Coffee, Tea, or Art?

Published on 31 March 2015

With art cafés sprouting up all over the island, you can now enjoy servings of culture with your latte.

Like a storm in a teacup, café culture has really taken off in Singapore. And now, it appears a new trend is brewing. Not content with just fortifying your being with delectable pastries and strong cuppas, these popular hangouts double-up as art galleries. Yup, you can now have your cake/eggs benedict/Waldorf salad with a side serve of art.

17 Jalan Pinang
tel: 6298-2420
Open daily except Monday

Tucked away in a corner shophouse in the heritage district of Kampong Glam, Artistry started out in 2012 as a gallery and performance space, morphing into a café later. “We incorporated F&B [food and beverage] into the premise because we wanted it to be more of a living space,” explains co-founder Prashant Somosundram, 35. Apart from visual arts, Artistry also prides itself as a platform for all artistic expression, including music and poetry. Their current exhibition, Occasians (on from now till 5 Apr), features four ceramicists’ unique take on tableware. “The more established galleries require artists of certain repute, but we aren’t solely interested in works with commercial value,” says Somosundram. “We wanted to create a space for emerging artists to showcase their works without huge overheads.”

At Artistry, friends and strangers alike sit around a long communal table in the middle of the café surrounded by art. This, says Somosundram, is a deliberate design feature that allows customers to walk around the exhibits without intruding on other customers’ space. We’re curious. Just who pops in for a cuppa and leaves with a piece of art? After all, some of these pieces cost upwards of $1,000. “Some customers come in for the food, happen to see a piece of art they like and end up purchasing it. Others come in specifically for the art and end up hanging out and having a cup of coffee. We’ve even had tourists passing through pick up something as a souvenir,” says Somosundram.

ART TO GO –  If it’s on the wall, it’s for sale. Customers are flanked by Artistry’s latest exhibition featuring the works of four ceramicists.  

33 Kampong Bahru Road
tel: 6222-4869
Open daily except Tue

At this cosy eatery along Kampong Bahru, you can order spam fries and buttermilk waffles with Mum’s oil on canvas. Accenting the industrial-chic design aesthetic of the Euro-Aussie diner are paintings by Leslie Goh, mother of the café’s 29-year-old co-owner, Ryan Tan.

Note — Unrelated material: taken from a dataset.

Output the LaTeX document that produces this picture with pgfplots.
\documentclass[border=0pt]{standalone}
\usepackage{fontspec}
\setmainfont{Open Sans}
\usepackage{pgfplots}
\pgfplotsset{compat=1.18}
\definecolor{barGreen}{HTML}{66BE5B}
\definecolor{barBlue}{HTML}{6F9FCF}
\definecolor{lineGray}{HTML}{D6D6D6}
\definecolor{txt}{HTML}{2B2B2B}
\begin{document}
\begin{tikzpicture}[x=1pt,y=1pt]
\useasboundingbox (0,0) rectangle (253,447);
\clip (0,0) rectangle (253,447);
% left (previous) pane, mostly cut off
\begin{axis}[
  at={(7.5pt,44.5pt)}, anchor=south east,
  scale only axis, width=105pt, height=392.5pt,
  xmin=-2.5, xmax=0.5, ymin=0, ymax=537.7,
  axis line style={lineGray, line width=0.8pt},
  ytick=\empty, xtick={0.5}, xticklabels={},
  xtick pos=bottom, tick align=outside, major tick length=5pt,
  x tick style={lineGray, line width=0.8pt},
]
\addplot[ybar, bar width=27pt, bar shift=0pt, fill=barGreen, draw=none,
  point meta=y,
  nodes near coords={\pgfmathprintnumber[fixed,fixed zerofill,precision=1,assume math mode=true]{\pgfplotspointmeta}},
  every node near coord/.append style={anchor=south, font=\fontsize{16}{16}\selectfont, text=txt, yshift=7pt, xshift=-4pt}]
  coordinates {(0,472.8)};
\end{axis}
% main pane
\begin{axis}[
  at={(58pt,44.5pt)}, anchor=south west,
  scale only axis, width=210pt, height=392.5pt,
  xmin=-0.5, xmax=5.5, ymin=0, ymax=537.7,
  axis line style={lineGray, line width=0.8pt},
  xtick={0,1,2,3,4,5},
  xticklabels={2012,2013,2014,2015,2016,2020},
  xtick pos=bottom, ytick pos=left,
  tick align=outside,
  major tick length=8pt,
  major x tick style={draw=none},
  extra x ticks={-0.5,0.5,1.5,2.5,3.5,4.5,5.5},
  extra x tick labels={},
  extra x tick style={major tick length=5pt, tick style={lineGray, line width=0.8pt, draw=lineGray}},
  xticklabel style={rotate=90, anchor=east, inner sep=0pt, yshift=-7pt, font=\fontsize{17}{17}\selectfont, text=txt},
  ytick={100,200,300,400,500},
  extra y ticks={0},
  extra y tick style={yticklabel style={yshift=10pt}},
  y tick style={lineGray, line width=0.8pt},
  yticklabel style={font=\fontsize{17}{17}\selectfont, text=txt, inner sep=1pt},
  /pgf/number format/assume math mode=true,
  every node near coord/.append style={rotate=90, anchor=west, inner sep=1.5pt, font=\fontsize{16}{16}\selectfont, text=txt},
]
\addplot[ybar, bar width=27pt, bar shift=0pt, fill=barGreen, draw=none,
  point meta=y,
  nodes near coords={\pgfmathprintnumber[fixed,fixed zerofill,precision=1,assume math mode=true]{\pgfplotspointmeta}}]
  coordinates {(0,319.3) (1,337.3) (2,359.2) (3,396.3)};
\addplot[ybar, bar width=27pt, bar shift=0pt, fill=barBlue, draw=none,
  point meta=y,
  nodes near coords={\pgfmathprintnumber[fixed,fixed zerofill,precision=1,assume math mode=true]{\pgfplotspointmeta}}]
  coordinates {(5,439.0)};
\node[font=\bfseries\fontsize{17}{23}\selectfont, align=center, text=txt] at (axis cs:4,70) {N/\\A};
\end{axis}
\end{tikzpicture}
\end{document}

An interior stylist with her own interior business, Goh trained under renowned master artist Lim Kay Hiong and uses “Chinese brush painting influences in modern paintings”.

For now, Strangers’ Reunion only exhibits Goh’s works, although Tan has plans to include other artists in future. “We’ve been approached by artists, but my mum has hundreds of art pieces. I have to finish showing all of them first!” says Tan dutifully.

Tan also intends to incorporate a similar food-and-art concept to his next café venture. “Paintings complement the decor and add character, besides, it’s good for artists as it exposes their works to hundreds of people daily and helps get their name out there.” The proof is in the pudding. His mum has already sold five of her paintings at the café.

Family reunion –  Oil paintings by the cafe co-owner’s mum adorn the walls at Strangers’ Reunion. Photos –   Ki’ern Tan

378/380 East Coast Rd
tel: 6348-6861
Open daily

This multi-cuisine restaurant boasts a diverse menu that includes Japanese, North Indian and Italian-Asian grub. And if that’s not already a lot on their plate, Mad Nest also offers a platform for young, emerging artists to showcase their talents. To keep things fresh, the outfit has a constantly rotating line-up of artists producing works based on a given theme.

Art in bloom –  As a reminder of the fragility of nature, Mad Nest’s recent exhibition featured framed fresh bouquets left to wilt.

2 McCallum Street
tel: 6221-2105
Open daily

Shop for groceries in an art gallery? Do exactly that at this concept store melding food, retail and art under one roof. “The idea is nothing new,” says SPRMRKT director and co-founder Sue-Shan Quek, 29. “Showcasing art in non-traditional spaces such as cafés and bars has always existed in other major cities like London and New York. During a visit to Hong Kong’s Art Basel a couple of years ago, I experienced an interactive art installation that involved a pop-up speakeasy bar where drinking and eating were part of the performance.”

SPRMRKT’s latest exhibition, Tokyo Cinderella Dolls, documents the fantasy of two dolls wishing to be real. Curated by Galerie Steph, the photography exhibition was the Southeast Asian debut by Japanese photographer and artist Karin Shikata. Next on the menu for SPRMRKT is a series of three exhibitions (from now to 18 Aug) by children’s book illustrators CK Koh, Malavika PC and Khairul Azmir Shoib.